The more steep rock I’ve climbed, the more this has changed.

Using heel hooks to rest is an awesome technique, for sure. It can provide your upper body with a much-needed respite. To do this, you simply place your heel on a hold when you’re resting and shaking out your arms and hands. If it alleviates the strain on your upper body more, it’s probably a good choice for resting. This is usually a fairly passive heel hook, meaning your leg muscles won’t be working hard in the heel hook. Of course, there has to be a solid hold available to heel hook to make this work for you!

There are times when a resting heel hook will be extremely stressful on your leg(s), though. This can happen if you’re wrapping a heel around a corner and digging into the rock (compressing) with that heel to get weight off your hands and arms and upper body. It can also happen more often on steep rock than vertical terrain – that the rest position is stressful on the legs, whether you’re heel hooking or not.

Using heel hooks to help advance your progress up the rock adds another dimension to this move – and it’s a great example of how having strong legs can help your climbing.

If you’re sitting and reading this, extend your leg out rest your heel on the floor. Now, press into that heel and notice how all the muscles on the back of your leg engage. Drag your heel along the floor toward you and feel the muscles you use to do this motion. Those are the muscles that you’ll engage to help leverage active heel hooks to your advantage, whether you’re actually pulling your way up higher on the rock with that leg motion, or holding the heel hook in one spot so that you can advance your hands up to higher holds.

I didn’t really get how to use my legs aggressively in heel hooks when I started my journey into the realm of steeper climbing. As I learned how to do this – how to really engage and pull with my legs – it has helped me enormously. I’ve concurrently worked to strengthen the muscles involved in this motion, not just to be better at it but also, to help me avoid injuring my leg muscles.

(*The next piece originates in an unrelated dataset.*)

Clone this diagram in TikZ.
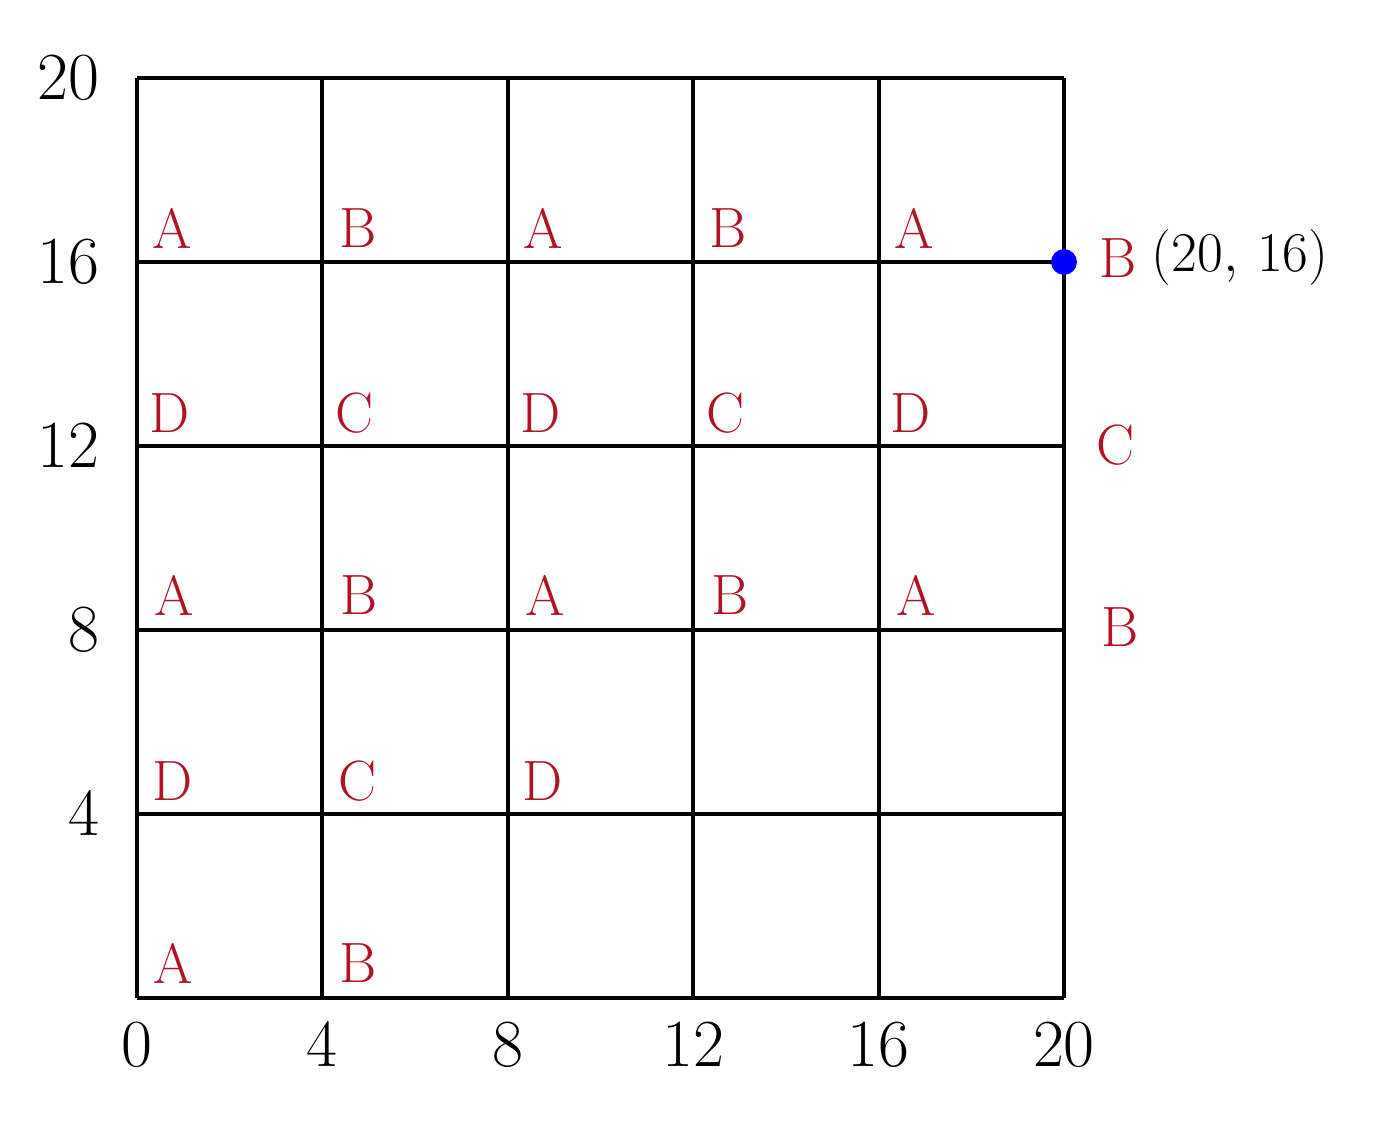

Climbers sometimes get hurt by trying to use active heel hooks and not having the leg strength for them. This can lead to hamstrings strains and tears, among other muscle issues. To help prevent this type of issue, strengthen the legs outside of climbing using movements that mimic this motion. Hamstrings curls are a great choice. You can start with Ball Leg Curls and switch to doing one leg at a time when two legs gets easy. As you advance, move into hamstrings curls. Note that deadlifts work hamstrings, too.